When it comes to the current NSA revelations, defenders and apologists for what the NSA does and the legal framework it operates under can point to Hoover and say what matters are the people, not the technology. After all, Hoover was able to trample on civil liberties and retain power by gathering compromising information on key political players without today’s super computers and near limitless digital storage capacity. In a sense, they have a point; there is no evidence of which I am aware that the NSA has been used to attack domestic political opponents.
It is, though, a limited point. The defenders and apologists miss some reasons for the current concerns, including the innate conservatism of bureaucracies and the temptations of the surveillance apparatus which these bureaucracies will mightily defend. Does anyone doubt that, upon a new Administration entering office, the intelligence community, including the NSA, would be endeavoring to convince their new political masters of the vital role that they play and that their way of doing things, at least for the most part, is essential? They probably make an effective case.

What then are the concerns?
First, it is not difficult to imagine an Administration, faced with some difficult problem, bending the law, maybe just a little, in order to achieve something they believe to be crucial. The problem is that once one goes down that path, it is perhaps easier to justify the next venture going into an area colored by a deeper shade of grey. And, since it is all done in secrecy, there is no need to worry about the media or public comment (as long as leaks do not occur).

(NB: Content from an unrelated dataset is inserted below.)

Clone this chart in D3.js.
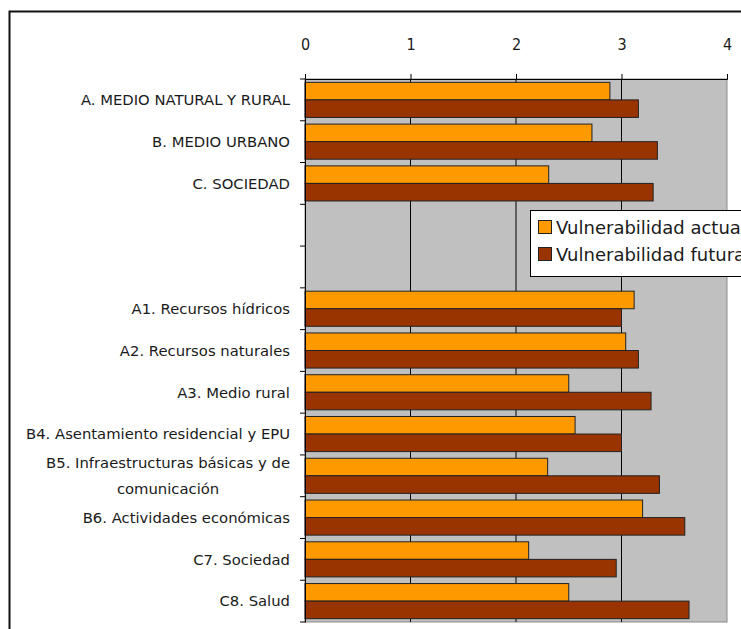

Second, the notion of a FISA court approving programs in secret, creating a classified body of law, and doing this without the traditional adversarial procedures that are a key element of our judicial tradition is both laughable and disturbing. Even granting the need to preserve operational secrecy, the development of secret judge-made law is contrary to what most of us thought the American political system stood for.
Third, American history is replete with examples of civil liberties being eroded, if not just completely obliterated, during times of fear. Examples include the Palmer Raids (1919-1920) during the Red Scare of the early 20th century, the internment of Japanese-Americans on the west coast during World War II, and the excesses of the McCarthy period. Past excesses have eventually been corrected after doing substantial damage to people’s lives, but they have gone quite far before being pulled back. Now we have the rise of the surveillance state, currently justified by the specter of terrorism since 2001.    

Fourth, the collection of information for one purpose easily leads to other uses. Someone will think that information collected for a particular purpose, e.g., protecting against terrorism threats, should be used for some other purpose. Pick your favorite cause: combatting drug trafficking, fighting corporate crime, gathering information on “subversives,” etc.
Finally, it is worrying, not reassuring, that some other governments, such as those of the UK and France, have active surveillance programs. While one might argue, as some have, that French protestations about the NSA are hypocritical, that observation is not dispositive of the concerns.

While intelligence agencies of allies may not always cooperate, since national interests diverge, it seems likely that they also share surveillance information with one another. In some cases, the particular shared information may not be legal according to domestic law for the agency receiving it to collect itself. However, it may not be illegal for the agency to receive it from another government and to use it and store it. In fact, Mr. Bamford in his 1982 book writes about the 1978 FISA law in this regard that the NSA had “skillfully excluded from the coverage of the FISA statute as well as the surveillance court all interceptions received from the British GCHQ or any other non-NSA source. Thus it is possible for GCHQ to monitor the necessary domestic or foreign circuits of interest and pass them on to NSA through the UKUSA Agreement. Once they were received, NSA could process the communications through its own computers and analysts, targeting and watch-listing Americans with impunity, since the action would not be covered under the FIS statute or any other law” (pp. 372-373). (I have not researched any changes to the law since this was written. It may not even be possible to ascertain what the law on this is now, given the secrecy surrounding judicial interpretations.)
At the end of his book, Subversives, Seth Rosenfeld writes:

“On the morning of May 2, 1972, J. Edgar Hoover was found dead on the floor of his bedroom. Helen Gandy, his longtime secretary, quickly executed one of his final orders: to destroy his personal office files.
“Thirty-five file cabinet drawers full of records were removed from his office and shredded. Gandy would later testify that none of them involved bureau business, that they were all private. But some documents survived, having been transferred to other files. They concerned illegal black bag jobs and other highly sensitive matters…”
Of course, the collection of massive computer records cannot be managed nor destroyed by one secretary, nor is it reliant on one official answerable only to himself. Recent polling results suggest that public attitudes concerning the perceived tradeoff between civil liberties and security may be changing. There is both domestic and international pressure for governments to let their publics know more about what they are doing. Preserving civil liberties requires constant vigilance; unchecked, there are great temptations for governments to erode these liberties, even if this does not begin with malicious intent.